▸ **Source excerpt**:

►

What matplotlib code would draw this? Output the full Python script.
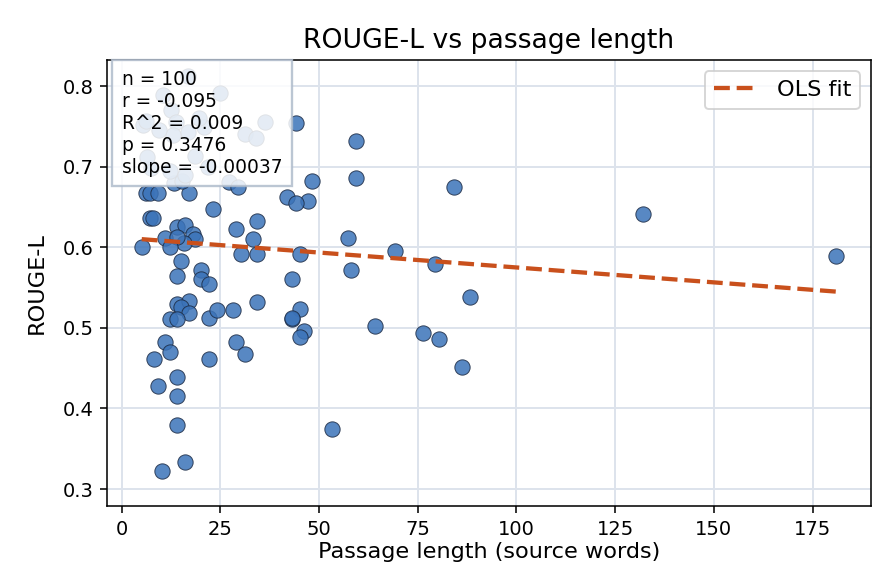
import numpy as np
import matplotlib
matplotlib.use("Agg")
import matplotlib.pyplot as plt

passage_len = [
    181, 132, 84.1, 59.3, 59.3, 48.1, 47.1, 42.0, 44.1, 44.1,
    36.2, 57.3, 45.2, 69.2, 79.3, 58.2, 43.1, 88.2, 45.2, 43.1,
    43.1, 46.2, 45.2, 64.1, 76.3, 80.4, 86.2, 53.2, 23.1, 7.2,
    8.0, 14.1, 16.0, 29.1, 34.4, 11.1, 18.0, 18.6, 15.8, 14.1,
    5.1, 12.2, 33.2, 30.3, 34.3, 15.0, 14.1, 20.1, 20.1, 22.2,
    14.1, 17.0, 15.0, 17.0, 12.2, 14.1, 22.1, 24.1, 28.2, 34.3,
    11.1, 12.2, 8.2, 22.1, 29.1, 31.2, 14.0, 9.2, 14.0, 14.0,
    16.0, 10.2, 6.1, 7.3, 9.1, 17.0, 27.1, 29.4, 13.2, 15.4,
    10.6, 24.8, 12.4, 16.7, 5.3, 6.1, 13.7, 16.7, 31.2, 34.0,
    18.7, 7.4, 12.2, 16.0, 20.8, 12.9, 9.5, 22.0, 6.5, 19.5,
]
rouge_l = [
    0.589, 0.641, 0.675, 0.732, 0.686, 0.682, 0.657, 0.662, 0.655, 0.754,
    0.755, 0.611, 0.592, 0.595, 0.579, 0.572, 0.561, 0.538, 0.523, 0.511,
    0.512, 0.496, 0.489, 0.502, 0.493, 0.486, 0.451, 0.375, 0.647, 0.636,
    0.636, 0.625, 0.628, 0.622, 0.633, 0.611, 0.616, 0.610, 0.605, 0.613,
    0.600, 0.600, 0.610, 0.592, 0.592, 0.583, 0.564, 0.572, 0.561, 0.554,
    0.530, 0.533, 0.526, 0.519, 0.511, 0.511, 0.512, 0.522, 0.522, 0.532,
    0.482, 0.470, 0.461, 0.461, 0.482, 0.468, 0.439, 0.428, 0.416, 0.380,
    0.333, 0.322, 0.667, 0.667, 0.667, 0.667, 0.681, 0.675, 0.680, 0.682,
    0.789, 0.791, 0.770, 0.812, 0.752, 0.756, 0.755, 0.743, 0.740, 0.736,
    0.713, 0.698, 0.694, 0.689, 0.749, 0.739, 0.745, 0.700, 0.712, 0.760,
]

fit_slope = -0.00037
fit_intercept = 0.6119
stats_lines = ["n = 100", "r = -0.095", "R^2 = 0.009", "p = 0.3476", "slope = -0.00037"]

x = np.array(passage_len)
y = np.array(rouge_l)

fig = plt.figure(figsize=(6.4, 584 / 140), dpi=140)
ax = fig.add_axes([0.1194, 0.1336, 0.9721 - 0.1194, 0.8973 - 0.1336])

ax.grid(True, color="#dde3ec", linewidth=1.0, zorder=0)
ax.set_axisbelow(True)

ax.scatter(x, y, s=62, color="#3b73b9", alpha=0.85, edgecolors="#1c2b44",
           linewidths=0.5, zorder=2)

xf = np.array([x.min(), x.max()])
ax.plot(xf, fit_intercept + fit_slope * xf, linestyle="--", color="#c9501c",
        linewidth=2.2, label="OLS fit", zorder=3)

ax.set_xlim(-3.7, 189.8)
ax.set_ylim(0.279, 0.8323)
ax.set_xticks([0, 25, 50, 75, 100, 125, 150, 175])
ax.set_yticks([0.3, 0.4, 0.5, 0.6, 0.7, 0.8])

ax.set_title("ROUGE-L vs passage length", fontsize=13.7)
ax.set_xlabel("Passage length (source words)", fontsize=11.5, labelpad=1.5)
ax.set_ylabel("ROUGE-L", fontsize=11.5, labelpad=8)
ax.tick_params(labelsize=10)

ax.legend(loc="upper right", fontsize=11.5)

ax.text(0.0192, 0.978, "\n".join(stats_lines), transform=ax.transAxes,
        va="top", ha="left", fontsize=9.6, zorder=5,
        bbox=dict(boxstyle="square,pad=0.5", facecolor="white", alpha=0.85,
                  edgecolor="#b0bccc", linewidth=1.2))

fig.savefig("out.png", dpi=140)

◄

▸ **Aim**:
Quote in full the listing given above; the images are to be left out.

▸ **Response to the task**:
What matplotlib code would draw this? Output the full Python script.
import numpy as np
import matplotlib
matplotlib.use("Agg")
import matplotlib.pyplot as plt

passage_len = [
    181, 132, 84.1, 59.3, 59.3, 48.1, 47.1, 42.0, 44.1, 44.1,
    36.2, 57.3, 45.2, 69.2, 79.3, 58.2, 43.1, 88.2, 45.2, 43.1,
    43.1, 46.2, 45.2, 64.1, 76.3, 80.4, 86.2, 53.2, 23.1, 7.2,
    8.0, 14.1, 16.0, 29.1, 34.4, 11.1, 18.0, 18.6, 15.8, 14.1,
    5.1, 12.2, 33.2, 30.3, 34.3, 15.0, 14.1, 20.1, 20.1, 22.2,
    14.1, 17.0, 15.0, 17.0, 12.2, 14.1, 22.1, 24.1, 28.2, 34.3,
    11.1, 12.2, 8.2, 22.1, 29.1, 31.2, 14.0, 9.2, 14.0, 14.0,
    16.0, 10.2, 6.1, 7.3, 9.1, 17.0, 27.1, 29.4, 13.2, 15.4,
    10.6, 24.8, 12.4, 16.7, 5.3, 6.1, 13.7, 16.7, 31.2, 34.0,
    18.7, 7.4, 12.2, 16.0, 20.8, 12.9, 9.5, 22.0, 6.5, 19.5,
]
rouge_l = [
    0.589, 0.641, 0.675, 0.732, 0.686, 0.682, 0.657, 0.662, 0.655, 0.754,
    0.755, 0.611, 0.592, 0.595, 0.579, 0.572, 0.561, 0.538, 0.523, 0.511,
    0.512, 0.496, 0.489, 0.502, 0.493, 0.486, 0.451, 0.375, 0.647, 0.636,
    0.636, 0.625, 0.628, 0.622, 0.633, 0.611, 0.616, 0.610, 0.605, 0.613,
    0.600, 0.600, 0.610, 0.592, 0.592, 0.583, 0.564, 0.572, 0.561, 0.554,
    0.530, 0.533, 0.526, 0.519, 0.511, 0.511, 0.512, 0.522, 0.522, 0.532,
    0.482, 0.470, 0.461, 0.461, 0.482, 0.468, 0.439, 0.428, 0.416, 0.380,
    0.333, 0.322, 0.667, 0.667, 0.667, 0.667, 0.681, 0.675, 0.680, 0.682,
    0.789, 0.791, 0.770, 0.812, 0.752, 0.756, 0.755, 0.743, 0.740, 0.736,
    0.713, 0.698, 0.694, 0.689, 0.749, 0.739, 0.745, 0.700, 0.712, 0.760,
]

fit_slope = -0.00037
fit_intercept = 0.6119
stats_lines = ["n = 100", "r = -0.095", "R^2 = 0.009", "p = 0.3476", "slope = -0.00037"]

x = np.array(passage_len)
y = np.array(rouge_l)

fig = plt.figure(figsize=(6.4, 584 / 140), dpi=140)
ax = fig.add_axes([0.1194, 0.1336, 0.9721 - 0.1194, 0.8973 - 0.1336])

ax.grid(True, color="#dde3ec", linewidth=1.0, zorder=0)
ax.set_axisbelow(True)

ax.scatter(x, y, s=62, color="#3b73b9", alpha=0.85, edgecolors="#1c2b44",
           linewidths=0.5, zorder=2)

xf = np.array([x.min(), x.max()])
ax.plot(xf, fit_intercept + fit_slope * xf, linestyle="--", color="#c9501c",
        linewidth=2.2, label="OLS fit", zorder=3)

ax.set_xlim(-3.7, 189.8)
ax.set_ylim(0.279, 0.8323)
ax.set_xticks([0, 25, 50, 75, 100, 125, 150, 175])
ax.set_yticks([0.3, 0.4, 0.5, 0.6, 0.7, 0.8])

ax.set_title("ROUGE-L vs passage length", fontsize=13.7)
ax.set_xlabel("Passage length (source words)", fontsize=11.5, labelpad=1.5)
ax.set_ylabel("ROUGE-L", fontsize=11.5, labelpad=8)
ax.tick_params(labelsize=10)

ax.legend(loc="upper right", fontsize=11.5)

ax.text(0.0192, 0.978, "\n".join(stats_lines), transform=ax.transAxes,
        va="top", ha="left", fontsize=9.6, zorder=5,
        bbox=dict(boxstyle="square,pad=0.5", facecolor="white", alpha=0.85,
                  edgecolor="#b0bccc", linewidth=1.2))

fig.savefig("out.png", dpi=140)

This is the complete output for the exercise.